Here are a few things that can make your doubts about do online relationships work or they vanish in vain.
- Communication – Make sure there is no communication gap between you and your partner.
- Honesty – If you can stay true to your partner, feelings like insecurity and jealousy will not exist.
- Constant effort – Since people keep telling you that online relationships are doomed, you will have to constantly make an extra effort to reassure your partner.
- Be more expressive – Express your love more often since you are not there physically present, expressing your love is much needed.
- Discuss the future – Take your time but discuss your future together, giving your partner a sense of security.
Related Reading: Internet Relationship Advice: Pros, Cons, Things to Consider
FAQs
Are all online relationships doomed?
It might be hard to believe that online relationships can be successful as they have been advertised to fail eventually. Still, the truth is that it could work with extra effort and will to maintain a relationship.
The chances are slim as most couples don’t successfully maintain clear communication, and with time, they fall apart.
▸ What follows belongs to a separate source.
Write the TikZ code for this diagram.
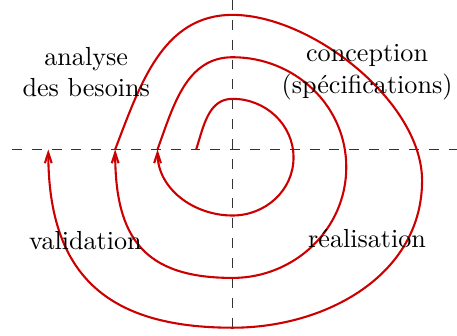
\documentclass[tikz,border=0pt]{standalone}
\usepackage{fontspec}
\usepackage{tikz}
\usetikzlibrary{arrows.meta}
\tikzstyle{axis}=[black!80, semithick, dash pattern=on 3.8pt off 3.8pt]
\tikzstyle{spiral}=[red!80!black, thick, -{Straight Barb[length=4pt,width=2.6pt]}]
\tikzstyle{phase}=[align=center]

\begin{document}
\begin{tikzpicture}
				\useasboundingbox (-3.13,-2.51) rectangle (3.02,2.01);
				\draw[axis] (-2.97,0) -- (3.02,0);
				\draw[axis] (0,2.01) -- (0,-2.51);
				% inner turn
				\draw[spiral] (-0.49,0) to[out=72,in=180] (0,0.68) to[out=0,in=90] (0.82,-0.11)
					to[out=-90,in=0] (0,-0.89) to[out=180,in=-90] (-1.01,0);
				% middle turn
				\draw[spiral] (-1.01,0) to[out=70,in=180] (0,1.24) to[out=0,in=90] (1.53,-0.24)
					to[out=-90,in=0] (0,-1.73) to[out=180,in=-90,looseness=1.3] (-1.58,0);
				% outer turn
				\draw[spiral] (-1.58,0) to[out=69,in=180] (0,1.81) to[out=0,in=90,looseness=0.8] (2.55,-0.42)
					to[out=-90,in=0] (0,-2.40) to[out=180,in=-90,looseness=1.25] (-2.48,0);
				\node[phase] (analyse) at (-1.97,1.04) {analyse\\des besoins};
				\node[phase] (conception) at (1.81,1.04) {conception\\(spécifications)};
				\node[phase] (validation) at (-1.98,-1.23) {validation};
				\node[phase] (realisation) at (1.81,-1.20) {réalisation};
			\end{tikzpicture}
\end{document}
However, people who really value their relationships make sure they constantly put in the required effort to make it work.
How long do online relationships typically last?
It is not easy to define the time of an online relationship as most people are still figuring out if online relationships are real or do they work. Having said that, people who are in an actual online relationship never give up without trying their best.
Most breakups in an online relationship happen after six months, however,
on average, it can last from six months to two years.
The main reason why people drift apart in an online relationship is a communication barrier.
Takeaway
There must be a time when people must think about whether online relationships are bad or unrealistic. We might have a different answer to how long an online relationship will last, but as discussed above, you can make it work with the right approach. Have faith and make sure that you and your partner keep a positive attitude towards each other.